* **Problem**: Please quote exactly the lines below from the line containing "What TikZ code" to the line containing "(8,8) -- (8,699);", both lines included, and nothing else.

[start Record set]

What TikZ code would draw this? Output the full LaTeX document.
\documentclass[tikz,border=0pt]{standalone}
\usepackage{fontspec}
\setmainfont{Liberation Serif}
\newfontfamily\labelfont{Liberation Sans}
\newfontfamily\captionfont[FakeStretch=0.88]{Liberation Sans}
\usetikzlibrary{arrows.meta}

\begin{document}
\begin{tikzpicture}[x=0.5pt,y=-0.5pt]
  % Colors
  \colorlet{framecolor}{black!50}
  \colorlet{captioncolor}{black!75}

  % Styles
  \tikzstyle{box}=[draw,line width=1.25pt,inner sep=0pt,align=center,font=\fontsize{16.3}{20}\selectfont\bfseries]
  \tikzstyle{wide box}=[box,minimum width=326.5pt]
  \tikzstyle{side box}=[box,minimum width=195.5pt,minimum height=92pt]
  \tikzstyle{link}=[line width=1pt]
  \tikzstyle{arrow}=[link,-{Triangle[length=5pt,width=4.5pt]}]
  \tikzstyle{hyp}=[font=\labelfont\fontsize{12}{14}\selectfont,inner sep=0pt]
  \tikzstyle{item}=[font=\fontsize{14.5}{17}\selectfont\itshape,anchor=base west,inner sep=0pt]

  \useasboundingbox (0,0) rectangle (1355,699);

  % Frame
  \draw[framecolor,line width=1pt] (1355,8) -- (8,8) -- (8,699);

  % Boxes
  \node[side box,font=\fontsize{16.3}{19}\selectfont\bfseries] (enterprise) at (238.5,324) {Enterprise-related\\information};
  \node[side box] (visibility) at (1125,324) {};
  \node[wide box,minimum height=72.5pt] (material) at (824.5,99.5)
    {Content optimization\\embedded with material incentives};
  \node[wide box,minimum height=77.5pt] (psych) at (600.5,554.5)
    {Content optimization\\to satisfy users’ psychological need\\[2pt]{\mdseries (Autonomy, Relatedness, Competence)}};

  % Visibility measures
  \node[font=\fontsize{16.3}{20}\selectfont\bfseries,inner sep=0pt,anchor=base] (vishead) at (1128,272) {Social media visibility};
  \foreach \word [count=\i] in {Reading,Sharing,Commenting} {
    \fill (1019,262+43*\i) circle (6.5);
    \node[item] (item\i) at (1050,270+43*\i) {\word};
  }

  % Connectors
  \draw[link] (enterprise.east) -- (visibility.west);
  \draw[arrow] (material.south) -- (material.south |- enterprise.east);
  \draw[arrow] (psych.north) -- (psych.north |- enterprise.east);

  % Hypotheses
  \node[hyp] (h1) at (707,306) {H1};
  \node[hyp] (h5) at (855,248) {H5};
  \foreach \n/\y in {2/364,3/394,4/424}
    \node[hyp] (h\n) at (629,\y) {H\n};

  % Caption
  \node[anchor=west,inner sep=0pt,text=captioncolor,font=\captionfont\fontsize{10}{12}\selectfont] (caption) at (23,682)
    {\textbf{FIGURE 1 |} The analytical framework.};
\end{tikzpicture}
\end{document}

[end Record set]
[start Record set]

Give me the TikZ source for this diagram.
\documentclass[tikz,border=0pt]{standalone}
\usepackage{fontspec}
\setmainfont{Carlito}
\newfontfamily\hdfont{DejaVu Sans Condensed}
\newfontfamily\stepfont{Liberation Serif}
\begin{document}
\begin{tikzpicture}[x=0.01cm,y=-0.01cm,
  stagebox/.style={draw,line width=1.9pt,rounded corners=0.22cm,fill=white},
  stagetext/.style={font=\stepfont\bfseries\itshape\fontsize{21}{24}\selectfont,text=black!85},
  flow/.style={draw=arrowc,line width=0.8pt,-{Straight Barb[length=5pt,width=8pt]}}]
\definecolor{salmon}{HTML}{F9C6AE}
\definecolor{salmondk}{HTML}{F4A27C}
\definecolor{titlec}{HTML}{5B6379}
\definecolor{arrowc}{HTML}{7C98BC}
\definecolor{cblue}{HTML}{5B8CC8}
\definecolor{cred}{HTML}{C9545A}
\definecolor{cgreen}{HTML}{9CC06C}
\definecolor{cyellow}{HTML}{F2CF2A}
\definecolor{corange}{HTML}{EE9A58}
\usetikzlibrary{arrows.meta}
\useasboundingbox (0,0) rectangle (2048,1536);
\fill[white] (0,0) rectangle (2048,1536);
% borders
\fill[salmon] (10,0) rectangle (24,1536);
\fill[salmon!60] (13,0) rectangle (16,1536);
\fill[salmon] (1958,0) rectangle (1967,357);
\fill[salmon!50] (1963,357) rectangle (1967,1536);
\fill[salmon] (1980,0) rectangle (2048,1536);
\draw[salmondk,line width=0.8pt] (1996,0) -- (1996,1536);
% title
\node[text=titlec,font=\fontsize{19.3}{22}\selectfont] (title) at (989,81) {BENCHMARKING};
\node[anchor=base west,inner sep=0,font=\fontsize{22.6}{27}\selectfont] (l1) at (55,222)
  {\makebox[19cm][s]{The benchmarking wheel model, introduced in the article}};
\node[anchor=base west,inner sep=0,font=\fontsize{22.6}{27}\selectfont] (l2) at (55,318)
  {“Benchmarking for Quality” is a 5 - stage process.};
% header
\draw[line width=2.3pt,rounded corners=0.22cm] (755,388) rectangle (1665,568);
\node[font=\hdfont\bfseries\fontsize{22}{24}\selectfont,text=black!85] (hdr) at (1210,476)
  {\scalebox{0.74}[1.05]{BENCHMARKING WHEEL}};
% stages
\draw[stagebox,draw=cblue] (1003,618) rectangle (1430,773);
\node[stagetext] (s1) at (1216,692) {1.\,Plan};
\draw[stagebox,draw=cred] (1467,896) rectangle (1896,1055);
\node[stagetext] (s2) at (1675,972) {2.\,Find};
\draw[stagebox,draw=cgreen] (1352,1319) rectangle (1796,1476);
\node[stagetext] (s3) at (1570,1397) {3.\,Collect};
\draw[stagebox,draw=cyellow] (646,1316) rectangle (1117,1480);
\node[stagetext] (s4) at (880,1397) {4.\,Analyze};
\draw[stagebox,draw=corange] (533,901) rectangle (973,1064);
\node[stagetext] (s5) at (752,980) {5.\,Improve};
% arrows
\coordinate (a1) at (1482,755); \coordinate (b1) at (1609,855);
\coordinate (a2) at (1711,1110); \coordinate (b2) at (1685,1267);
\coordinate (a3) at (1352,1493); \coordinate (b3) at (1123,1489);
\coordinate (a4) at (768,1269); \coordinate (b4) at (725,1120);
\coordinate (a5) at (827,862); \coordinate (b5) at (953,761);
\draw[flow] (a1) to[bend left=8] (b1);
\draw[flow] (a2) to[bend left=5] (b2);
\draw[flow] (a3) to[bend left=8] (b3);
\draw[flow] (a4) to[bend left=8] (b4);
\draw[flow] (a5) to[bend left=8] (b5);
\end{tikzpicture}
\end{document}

[end Record set]

* **The completed task**:
What TikZ code would draw this? Output the full LaTeX document.
\documentclass[tikz,border=0pt]{standalone}
\usepackage{fontspec}
\setmainfont{Liberation Serif}
\newfontfamily\labelfont{Liberation Sans}
\newfontfamily\captionfont[FakeStretch=0.88]{Liberation Sans}
\usetikzlibrary{arrows.meta}

\begin{document}
\begin{tikzpicture}[x=0.5pt,y=-0.5pt]
  % Colors
  \colorlet{framecolor}{black!50}
  \colorlet{captioncolor}{black!75}

  % Styles
  \tikzstyle{box}=[draw,line width=1.25pt,inner sep=0pt,align=center,font=\fontsize{16.3}{20}\selectfont\bfseries]
  \tikzstyle{wide box}=[box,minimum width=326.5pt]
  \tikzstyle{side box}=[box,minimum width=195.5pt,minimum height=92pt]
  \tikzstyle{link}=[line width=1pt]
  \tikzstyle{arrow}=[link,-{Triangle[length=5pt,width=4.5pt]}]
  \tikzstyle{hyp}=[font=\labelfont\fontsize{12}{14}\selectfont,inner sep=0pt]
  \tikzstyle{item}=[font=\fontsize{14.5}{17}\selectfont\itshape,anchor=base west,inner sep=0pt]

  \useasboundingbox (0,0) rectangle (1355,699);

  % Frame
  \draw[framecolor,line width=1pt] (1355,8) -- (8,8) -- (8,699);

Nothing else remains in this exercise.